= Volleyball drills =

Volleyball drills are specialized exercises that enhance teams and players volleyball skills. There are numerous volleyball drills that teams and players can utilize in order to improve and further develop their skills in all areas of the game such as passing, serving, attacking, setting, blocking, and digging. From beginners to well-seasoned players, drills can help all players gain repetitions in various skills and positions; the more repetitions, the better a player can become.

== Serving drills ==

“Around the World” is a serving drill, and its purpose is for players to practice serving to the six different zones on the court. Being able to serve and target any area on the court is a valuable skill to have, especially when playing an opponent.

=== Rules of “Around the World” ===
1. Split the volleyball team in half into two teams, half of the team goes to one side of the court, and the other half goes to the opposite side of the court.
2. Each team will then designate one person to sit in zone 1 on the side of the court they will be serving the ball to.
3. The teams will then serve to zone 1 on the court in order for their teammate sitting in zone 1 to catch the ball.
4. Once the teammate that is sitting on the court has caught the volleyball, they will run to the other side of the court where the team is, and a different teammate will run to the other side of the court and sit in zone 2.
5. Repeat the steps above until the teammate sitting in zone 2 has caught the ball. Continue these steps through zone 6 on the court.
6. The first team to serve all six zones on the court and have their teammates catch the ball in those areas wins the drill.

== Serve-receive/passing drills ==
Servers vs. Passers is a drill that gives teams the opportunity to practice their serve-receive skills. The goal of this drill is to improve the skills of passers and encourage aggressive serving.

=== Rules of "Servers vs. Passers" ===

1. Select three players on the team to be passers. The passers will go to areas 1, 6, and 5 on one side of the court.
2. Select a target to be in the setter position, area 2, on the court.
3. The rest of the players will be the servers on the opposite side of the court from the passers. The servers will serve to the other side of the court.
4. The passers will pass the served balls to the target in the setter position.
5. The goal of the drill is to pass directly to the target in the setter position within a one-foot radius of the target. If the passers can pass the served ball within a one-foot radius of the target, this is considered a “good” pass and the passers will get a point.
6. If the passers cannot pass the ball within a one-foot radius of the target or the server gets an ace, the servers will get a point. The first group (either servers or passers) to get to ten points (or any point value you choose) will win the drill.

== Setting drills ==
A popular setting drill is called the “Front-Back Challenge." The purpose of this drill is for the
setter to feel comfortable adjusting to last minute directions on where to set the ball, as well as practice consistently setting the ball to any of the front row hitters: outside, middle, and right side.

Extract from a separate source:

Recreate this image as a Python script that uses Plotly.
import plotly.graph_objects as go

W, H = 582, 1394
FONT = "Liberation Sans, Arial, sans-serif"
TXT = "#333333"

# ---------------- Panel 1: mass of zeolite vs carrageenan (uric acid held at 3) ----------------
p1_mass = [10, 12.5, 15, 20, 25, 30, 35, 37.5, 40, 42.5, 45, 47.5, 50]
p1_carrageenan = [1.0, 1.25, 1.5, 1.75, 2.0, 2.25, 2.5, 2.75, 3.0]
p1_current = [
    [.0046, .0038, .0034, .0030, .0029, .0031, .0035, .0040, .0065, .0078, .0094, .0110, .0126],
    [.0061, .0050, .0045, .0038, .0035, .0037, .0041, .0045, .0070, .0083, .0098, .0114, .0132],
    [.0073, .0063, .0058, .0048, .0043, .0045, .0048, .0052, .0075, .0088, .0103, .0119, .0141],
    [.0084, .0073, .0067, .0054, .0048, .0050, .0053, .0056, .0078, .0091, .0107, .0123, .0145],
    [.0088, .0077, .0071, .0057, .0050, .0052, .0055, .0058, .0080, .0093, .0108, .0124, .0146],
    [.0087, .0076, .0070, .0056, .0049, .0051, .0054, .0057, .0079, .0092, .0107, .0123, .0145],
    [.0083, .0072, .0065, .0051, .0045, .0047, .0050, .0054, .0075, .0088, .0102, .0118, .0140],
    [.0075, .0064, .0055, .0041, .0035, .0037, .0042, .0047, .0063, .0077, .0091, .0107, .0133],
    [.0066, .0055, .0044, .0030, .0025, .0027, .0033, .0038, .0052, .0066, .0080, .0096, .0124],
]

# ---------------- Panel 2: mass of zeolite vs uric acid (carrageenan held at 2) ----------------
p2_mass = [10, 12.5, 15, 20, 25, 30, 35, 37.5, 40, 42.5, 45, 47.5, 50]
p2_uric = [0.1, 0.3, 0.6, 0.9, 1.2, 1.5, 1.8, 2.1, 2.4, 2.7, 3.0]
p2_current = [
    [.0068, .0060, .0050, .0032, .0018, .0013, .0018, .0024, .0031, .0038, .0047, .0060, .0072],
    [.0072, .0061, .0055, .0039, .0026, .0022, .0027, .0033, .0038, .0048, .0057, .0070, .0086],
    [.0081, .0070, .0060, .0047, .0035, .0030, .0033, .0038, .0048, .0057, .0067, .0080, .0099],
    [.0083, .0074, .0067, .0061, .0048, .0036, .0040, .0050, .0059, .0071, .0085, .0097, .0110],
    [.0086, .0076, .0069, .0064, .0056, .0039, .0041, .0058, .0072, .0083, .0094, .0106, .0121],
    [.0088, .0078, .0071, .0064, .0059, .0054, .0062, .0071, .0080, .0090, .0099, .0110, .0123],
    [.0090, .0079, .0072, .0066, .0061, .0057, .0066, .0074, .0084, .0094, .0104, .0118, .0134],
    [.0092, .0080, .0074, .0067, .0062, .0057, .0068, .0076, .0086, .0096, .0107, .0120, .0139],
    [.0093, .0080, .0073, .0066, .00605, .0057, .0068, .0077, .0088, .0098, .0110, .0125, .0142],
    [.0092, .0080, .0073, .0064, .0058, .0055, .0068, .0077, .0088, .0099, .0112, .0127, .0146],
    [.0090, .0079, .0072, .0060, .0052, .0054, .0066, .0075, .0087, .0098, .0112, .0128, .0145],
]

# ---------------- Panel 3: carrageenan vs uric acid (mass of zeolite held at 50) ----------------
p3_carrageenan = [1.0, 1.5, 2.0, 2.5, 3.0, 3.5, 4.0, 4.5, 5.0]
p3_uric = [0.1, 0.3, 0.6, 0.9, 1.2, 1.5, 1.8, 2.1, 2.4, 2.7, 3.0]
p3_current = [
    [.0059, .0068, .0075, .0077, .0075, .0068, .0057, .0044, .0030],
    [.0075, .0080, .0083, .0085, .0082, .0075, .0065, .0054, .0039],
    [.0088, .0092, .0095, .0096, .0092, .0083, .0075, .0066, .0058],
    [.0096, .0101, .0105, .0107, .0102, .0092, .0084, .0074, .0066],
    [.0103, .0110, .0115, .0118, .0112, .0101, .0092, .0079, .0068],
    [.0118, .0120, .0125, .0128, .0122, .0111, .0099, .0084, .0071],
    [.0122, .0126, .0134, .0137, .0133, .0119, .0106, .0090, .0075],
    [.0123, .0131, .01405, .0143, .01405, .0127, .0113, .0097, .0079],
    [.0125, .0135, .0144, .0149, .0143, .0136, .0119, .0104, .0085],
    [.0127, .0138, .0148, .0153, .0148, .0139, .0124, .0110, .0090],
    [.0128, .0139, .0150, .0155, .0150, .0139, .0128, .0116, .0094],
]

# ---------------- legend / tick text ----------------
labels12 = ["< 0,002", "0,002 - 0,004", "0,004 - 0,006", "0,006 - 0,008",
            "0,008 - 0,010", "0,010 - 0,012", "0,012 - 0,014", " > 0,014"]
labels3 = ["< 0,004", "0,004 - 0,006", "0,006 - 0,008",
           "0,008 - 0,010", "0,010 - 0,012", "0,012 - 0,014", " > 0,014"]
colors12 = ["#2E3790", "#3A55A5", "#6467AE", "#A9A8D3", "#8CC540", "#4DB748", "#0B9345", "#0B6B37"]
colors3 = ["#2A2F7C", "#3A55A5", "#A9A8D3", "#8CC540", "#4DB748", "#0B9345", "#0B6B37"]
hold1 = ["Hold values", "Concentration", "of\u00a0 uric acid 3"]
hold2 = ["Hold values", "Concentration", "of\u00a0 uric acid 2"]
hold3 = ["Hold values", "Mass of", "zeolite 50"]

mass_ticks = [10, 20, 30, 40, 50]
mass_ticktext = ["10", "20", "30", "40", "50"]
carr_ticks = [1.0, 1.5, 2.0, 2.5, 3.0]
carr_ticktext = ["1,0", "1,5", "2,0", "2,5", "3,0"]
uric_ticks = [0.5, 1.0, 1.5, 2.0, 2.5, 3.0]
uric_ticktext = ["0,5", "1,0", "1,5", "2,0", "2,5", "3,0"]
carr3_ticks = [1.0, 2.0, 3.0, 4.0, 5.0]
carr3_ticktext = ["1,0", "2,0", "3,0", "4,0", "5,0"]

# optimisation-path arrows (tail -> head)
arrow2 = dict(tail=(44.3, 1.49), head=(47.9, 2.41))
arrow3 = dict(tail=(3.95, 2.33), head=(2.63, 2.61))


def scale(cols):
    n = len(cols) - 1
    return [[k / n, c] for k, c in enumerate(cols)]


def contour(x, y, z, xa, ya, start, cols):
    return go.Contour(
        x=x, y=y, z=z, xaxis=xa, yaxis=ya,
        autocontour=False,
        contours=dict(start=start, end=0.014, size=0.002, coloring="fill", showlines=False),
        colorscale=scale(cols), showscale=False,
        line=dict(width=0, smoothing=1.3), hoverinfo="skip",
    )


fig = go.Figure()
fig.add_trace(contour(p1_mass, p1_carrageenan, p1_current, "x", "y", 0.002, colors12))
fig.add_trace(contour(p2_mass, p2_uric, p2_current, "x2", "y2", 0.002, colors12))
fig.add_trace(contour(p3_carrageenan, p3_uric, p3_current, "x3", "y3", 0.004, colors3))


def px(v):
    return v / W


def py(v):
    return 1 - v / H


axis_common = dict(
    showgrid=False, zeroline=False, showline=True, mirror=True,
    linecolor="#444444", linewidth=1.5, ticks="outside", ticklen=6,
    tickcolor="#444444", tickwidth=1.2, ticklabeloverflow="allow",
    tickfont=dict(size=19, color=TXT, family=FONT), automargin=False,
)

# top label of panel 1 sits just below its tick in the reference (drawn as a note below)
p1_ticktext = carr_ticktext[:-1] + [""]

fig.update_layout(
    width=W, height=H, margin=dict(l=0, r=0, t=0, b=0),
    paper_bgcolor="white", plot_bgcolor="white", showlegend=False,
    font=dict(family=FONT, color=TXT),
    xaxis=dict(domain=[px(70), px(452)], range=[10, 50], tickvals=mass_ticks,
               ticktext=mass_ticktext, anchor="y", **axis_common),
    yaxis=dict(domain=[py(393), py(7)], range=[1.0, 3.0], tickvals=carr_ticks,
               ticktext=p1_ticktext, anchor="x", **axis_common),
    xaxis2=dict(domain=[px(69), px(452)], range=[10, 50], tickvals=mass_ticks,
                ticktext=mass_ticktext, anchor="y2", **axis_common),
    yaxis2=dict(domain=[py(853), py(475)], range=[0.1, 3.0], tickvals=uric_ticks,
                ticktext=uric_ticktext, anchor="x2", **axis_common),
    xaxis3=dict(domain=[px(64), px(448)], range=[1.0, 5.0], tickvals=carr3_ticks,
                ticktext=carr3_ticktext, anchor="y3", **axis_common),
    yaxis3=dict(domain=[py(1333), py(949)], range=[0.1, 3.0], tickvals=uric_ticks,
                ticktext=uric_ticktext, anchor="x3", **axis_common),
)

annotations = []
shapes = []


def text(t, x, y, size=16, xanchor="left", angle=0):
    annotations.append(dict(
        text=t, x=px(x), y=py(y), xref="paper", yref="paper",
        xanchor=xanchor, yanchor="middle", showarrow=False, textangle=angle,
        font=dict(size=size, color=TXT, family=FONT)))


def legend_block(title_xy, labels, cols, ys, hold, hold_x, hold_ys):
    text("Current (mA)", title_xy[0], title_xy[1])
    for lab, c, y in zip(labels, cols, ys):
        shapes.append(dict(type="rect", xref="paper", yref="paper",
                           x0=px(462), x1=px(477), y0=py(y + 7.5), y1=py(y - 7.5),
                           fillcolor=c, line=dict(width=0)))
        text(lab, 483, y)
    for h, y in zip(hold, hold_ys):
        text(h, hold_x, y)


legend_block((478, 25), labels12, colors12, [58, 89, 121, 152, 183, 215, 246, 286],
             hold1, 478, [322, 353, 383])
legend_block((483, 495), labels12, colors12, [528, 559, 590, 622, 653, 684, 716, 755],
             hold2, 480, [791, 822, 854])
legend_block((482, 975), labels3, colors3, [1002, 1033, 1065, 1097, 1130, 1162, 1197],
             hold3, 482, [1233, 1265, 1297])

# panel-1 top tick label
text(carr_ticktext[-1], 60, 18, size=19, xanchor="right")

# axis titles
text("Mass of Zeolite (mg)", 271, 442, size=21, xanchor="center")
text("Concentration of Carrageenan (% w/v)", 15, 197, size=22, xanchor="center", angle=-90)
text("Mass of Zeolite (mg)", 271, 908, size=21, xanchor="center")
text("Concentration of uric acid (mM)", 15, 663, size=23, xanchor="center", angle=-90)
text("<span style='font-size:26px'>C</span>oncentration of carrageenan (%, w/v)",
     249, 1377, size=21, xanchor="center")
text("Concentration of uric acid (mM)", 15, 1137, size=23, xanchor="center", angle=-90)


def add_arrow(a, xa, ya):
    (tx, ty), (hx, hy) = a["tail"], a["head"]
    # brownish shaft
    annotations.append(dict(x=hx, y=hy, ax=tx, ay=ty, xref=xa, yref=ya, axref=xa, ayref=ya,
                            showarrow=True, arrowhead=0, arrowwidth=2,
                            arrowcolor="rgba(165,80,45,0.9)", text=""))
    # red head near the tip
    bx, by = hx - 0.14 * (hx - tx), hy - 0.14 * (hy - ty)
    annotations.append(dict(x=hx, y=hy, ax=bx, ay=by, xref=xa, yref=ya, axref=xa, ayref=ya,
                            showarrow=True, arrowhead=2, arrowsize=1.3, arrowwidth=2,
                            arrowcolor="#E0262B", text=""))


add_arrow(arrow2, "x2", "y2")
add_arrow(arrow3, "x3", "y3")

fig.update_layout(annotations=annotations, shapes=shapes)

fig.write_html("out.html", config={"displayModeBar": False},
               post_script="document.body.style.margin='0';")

=== Rules of "Front-Back Challenge" ===
1. A setter goes to zone 2.
2. Have players stand in as targets in the outside hitter position, middle hitter position, and right side hitter position.
3. The coach tosses balls to the setter (or a passer passes to the setter).
4. The coach yells out “front” or “back” before the ball reaches the setter. If “front” is called out, the setter must set the ball in front of him/herself to either the middle hitter or outside hitter. If “back” is called out, the setter must back set the ball to the right side hitter.
5. Have the setter complete 30 set balls in the correct direction.

== Blocking drills ==
Blocking is a key component in the game of volleyball, and is the first line of defense against an attack. A drill that allows players to work on their blocking skills is called "Blocking Various Attacks]." The purpose of this drill is to teach blockers to block a variety of attacks that will come from the opponents side of the court.

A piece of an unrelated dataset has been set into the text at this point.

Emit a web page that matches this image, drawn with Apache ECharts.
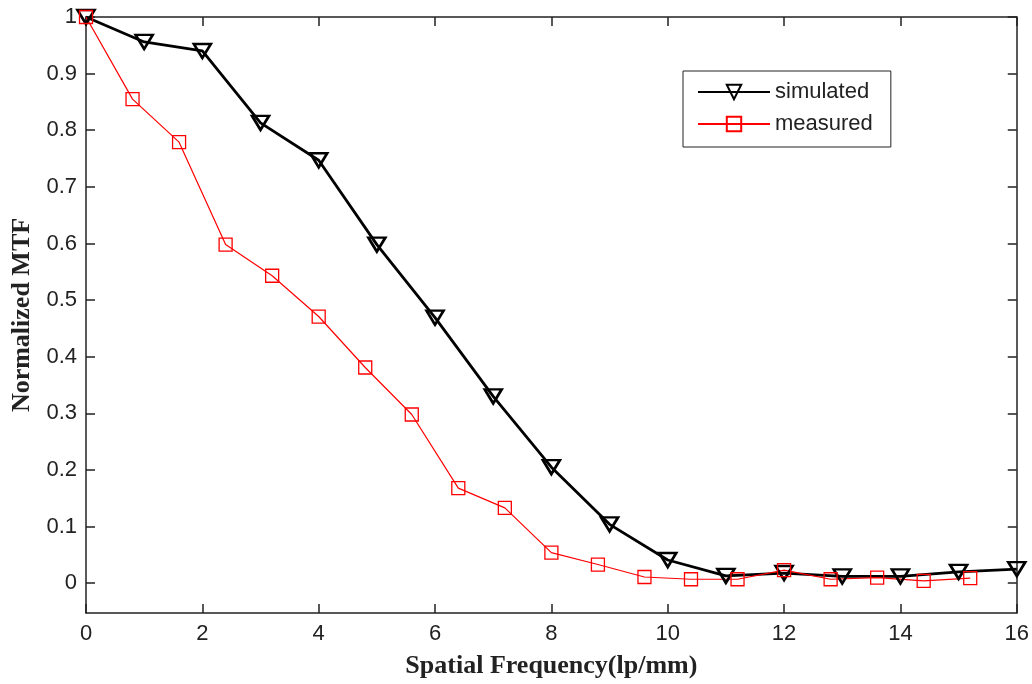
<!DOCTYPE html>
<html>
<head>
<meta charset="utf-8">
<script src="https://cdn.jsdelivr.net/npm/echarts@6/dist/echarts.min.js"></script>
<style>
html,body{margin:0;padding:0;background:#fff;}
#chart{width:1032px;height:684px;}
</style>
</head>
<body>
<div id="chart"></div>
<script>
// Data
const simX = [0, 1, 2, 3, 4, 5, 6, 7, 8, 9, 10, 11, 12, 13, 14, 15, 16];
const simY = [1.0, 0.956, 0.940, 0.813, 0.747, 0.598, 0.469, 0.330, 0.205, 0.104, 0.041, 0.013, 0.018, 0.012, 0.012, 0.020, 0.025];
const measX = [0, 0.8, 1.6, 2.4, 3.2, 4.0, 4.8, 5.6, 6.4, 7.2, 8.0, 8.8, 9.6, 10.4, 11.2, 12.0, 12.8, 13.6, 14.4, 15.2];
const measY = [1.0, 0.855, 0.779, 0.598, 0.543, 0.471, 0.381, 0.298, 0.168, 0.133, 0.054, 0.033, 0.011, 0.007, 0.007, 0.023, 0.007, 0.010, 0.004, 0.009];
const yTicks = [0, 0.1, 0.2, 0.3, 0.4, 0.5, 0.6, 0.7, 0.8, 0.9, 1];
const seriesNames = ['simulated', 'measured'];
const xTitle = 'Spatial Frequency(lp/mm)';
const yTitle = 'Normalized MTF';

const axisCol = '#222';
const tickFont = {fontFamily: 'Liberation Sans, Arial, sans-serif', fontSize: 22, color: axisCol};

const chart = echarts.init(document.getElementById('chart'), null, {renderer: 'canvas'});
const xBase = {
  type: 'value', min: 0, max: 16, interval: 2,
  axisLine: {show: true, onZero: false, lineStyle: {color: axisCol, width: 1.5}},
  axisTick: {show: true, inside: true, length: 9, lineStyle: {color: axisCol, width: 1.5}},
  splitLine: {show: false}
};
const yBase = {
  type: 'value', min: -0.0526, max: 1,
  axisLine: {show: true, onZero: false, lineStyle: {color: axisCol, width: 1.5}},
  axisTick: {show: true, inside: true, length: 9, customValues: yTicks, lineStyle: {color: axisCol, width: 1.5}},
  splitLine: {show: false}
};
chart.setOption({
  animation: false,
  backgroundColor: '#fff',
  grid: {left: 86, right: 13, top: 17, bottom: 67, containLabel: false},
  legend: {
    left: 683, top: 71, orient: 'vertical',
    data: seriesNames,
    itemWidth: 72, itemHeight: 18, itemGap: 10,
    padding: [10, 18, 12, 14],
    borderColor: axisCol, borderWidth: 1, backgroundColor: '#fff',
    textStyle: {fontFamily: 'Liberation Sans, Arial, sans-serif', fontSize: 22, lineHeight: 22, color: axisCol}
  },
  xAxis: [
    Object.assign({}, xBase, {
      position: 'bottom',
      axisLabel: Object.assign({show: true, margin: 10}, tickFont),
      name: xTitle, nameLocation: 'middle', nameGap: 40,
      nameTextStyle: {fontFamily: 'Liberation Serif, Times New Roman, serif', fontWeight: 'bold', fontSize: 26, color: axisCol}
    }),
    Object.assign({}, xBase, {position: 'top', axisLabel: {show: false}})
  ],
  yAxis: [
    Object.assign({}, yBase, {
      position: 'left',
      axisLabel: Object.assign({show: true, margin: 9, customValues: yTicks}, tickFont),
      name: yTitle, nameLocation: 'middle', nameGap: 49, nameRotate: 90,
      nameTextStyle: {fontFamily: 'Liberation Serif, Times New Roman, serif', fontWeight: 'bold', fontSize: 26, color: axisCol}
    }),
    Object.assign({}, yBase, {position: 'right', axisLabel: {show: false}})
  ],
  series: [
    {
      name: seriesNames[0], type: 'line', xAxisIndex: 0, yAxisIndex: 0,
      data: simX.map((x, i) => [x, simY[i]]),
      symbol: 'triangle', symbolRotate: 180, symbolSize: [17, 14], showAllSymbol: true,
      clip: false,
      lineStyle: {color: '#000', width: 2.8},
      itemStyle: {color: 'rgba(255,255,255,0)', borderColor: '#000', borderWidth: 2.6},
      emphasis: {disabled: true}
    },
    {
      name: seriesNames[1], type: 'line', xAxisIndex: 0, yAxisIndex: 0,
      data: measX.map((x, i) => [x, measY[i]]),
      symbol: 'rect', symbolSize: 13, showAllSymbol: true,
      clip: false,
      lineStyle: {color: '#ff0000', width: 1.2},
      itemStyle: {color: 'rgba(255,255,255,0)', borderColor: '#ff0000', borderWidth: 1.3},
      emphasis: {disabled: true}
    }
  ]
});
</script>
</body>
</html>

=== Rules of "Blocking Various Attacks" ===
1. Put 3 blockers on one side of the net in left front, middle front, and right front.
2. Have the coach stand on a large block on the other side of the net in the front row directly across from the blockers.
3. The coach will slap the ball and turn and raise their shoulder in the angle of any of the blockers and hit the ball.
4. The blockers will penetrate their hands over the net in order to block the attack. If the coach angles towards the outside, the outside blocker and middle blocker will block the left side together. If the coach angles towards the middle, the middle blocker will block. The player could also put up a triple block (the middle blocker, outside blocker, and right side blocker all block the middle front attack together). If the coach angles towards the right side, the right side blocker and middle block will put up a double block on the right side of the net.
5. To make this drill more game like, replace the coach on the block with an actual setter and 3 hitters on the opposite side of the net.

== Digging drills ==
Digging is another key component in that it is the second line of defense against an attack in the game of volleyball. A drill that allows players to hone their defensive digging skills is called "Digging Drill". The purpose of this drill is for players to practice absorbing the ball.

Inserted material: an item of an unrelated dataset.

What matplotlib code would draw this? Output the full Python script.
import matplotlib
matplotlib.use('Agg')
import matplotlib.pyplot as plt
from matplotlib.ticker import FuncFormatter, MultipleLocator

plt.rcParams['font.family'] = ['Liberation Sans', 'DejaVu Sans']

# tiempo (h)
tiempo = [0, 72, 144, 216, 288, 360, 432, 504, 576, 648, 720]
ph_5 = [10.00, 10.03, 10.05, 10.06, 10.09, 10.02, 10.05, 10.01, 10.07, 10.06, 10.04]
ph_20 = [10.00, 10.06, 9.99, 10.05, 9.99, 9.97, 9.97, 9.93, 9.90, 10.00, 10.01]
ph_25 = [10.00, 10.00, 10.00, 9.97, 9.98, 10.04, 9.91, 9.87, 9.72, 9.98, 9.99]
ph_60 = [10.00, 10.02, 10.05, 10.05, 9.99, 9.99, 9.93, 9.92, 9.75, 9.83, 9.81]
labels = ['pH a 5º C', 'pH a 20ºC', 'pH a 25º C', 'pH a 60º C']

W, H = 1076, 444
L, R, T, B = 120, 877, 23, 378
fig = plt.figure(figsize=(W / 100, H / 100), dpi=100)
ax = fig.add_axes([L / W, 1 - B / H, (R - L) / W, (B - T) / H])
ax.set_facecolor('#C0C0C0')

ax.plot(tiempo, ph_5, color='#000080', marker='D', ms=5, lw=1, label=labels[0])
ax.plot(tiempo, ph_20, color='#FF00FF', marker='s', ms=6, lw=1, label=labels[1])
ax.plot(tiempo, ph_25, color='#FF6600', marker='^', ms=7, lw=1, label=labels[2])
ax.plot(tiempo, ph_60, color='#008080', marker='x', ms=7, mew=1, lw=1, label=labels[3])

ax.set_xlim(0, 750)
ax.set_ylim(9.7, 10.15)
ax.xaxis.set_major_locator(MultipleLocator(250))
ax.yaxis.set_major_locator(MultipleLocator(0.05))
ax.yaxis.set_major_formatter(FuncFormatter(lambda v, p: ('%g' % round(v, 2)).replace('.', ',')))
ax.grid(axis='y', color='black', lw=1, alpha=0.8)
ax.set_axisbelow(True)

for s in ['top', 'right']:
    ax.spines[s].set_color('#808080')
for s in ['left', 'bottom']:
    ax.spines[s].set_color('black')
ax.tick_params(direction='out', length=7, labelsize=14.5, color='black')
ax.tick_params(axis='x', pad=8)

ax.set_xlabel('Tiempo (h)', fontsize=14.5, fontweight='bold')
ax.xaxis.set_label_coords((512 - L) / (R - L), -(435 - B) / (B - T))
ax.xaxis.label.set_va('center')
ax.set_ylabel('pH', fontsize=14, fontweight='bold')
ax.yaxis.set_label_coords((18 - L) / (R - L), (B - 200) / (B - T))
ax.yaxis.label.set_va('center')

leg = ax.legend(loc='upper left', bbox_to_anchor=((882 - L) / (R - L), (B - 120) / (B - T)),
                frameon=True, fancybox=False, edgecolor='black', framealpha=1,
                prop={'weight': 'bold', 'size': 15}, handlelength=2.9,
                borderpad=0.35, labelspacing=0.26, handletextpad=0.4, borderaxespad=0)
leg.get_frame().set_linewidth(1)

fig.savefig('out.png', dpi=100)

=== Rules of "Digging Drill" ===
1. Put 3 players on the court in back row defensive positions in right back, middle back, and left back.
2. Have another player standing in the as a target in the setter position.
3. Have the coach positioned on the same side of the court in the front left or front right position facing the 3 back row defensive players.
4. The coach will hit down balls at various speeds to the back row players.
5. The back row players will have to dig the ball to the target position.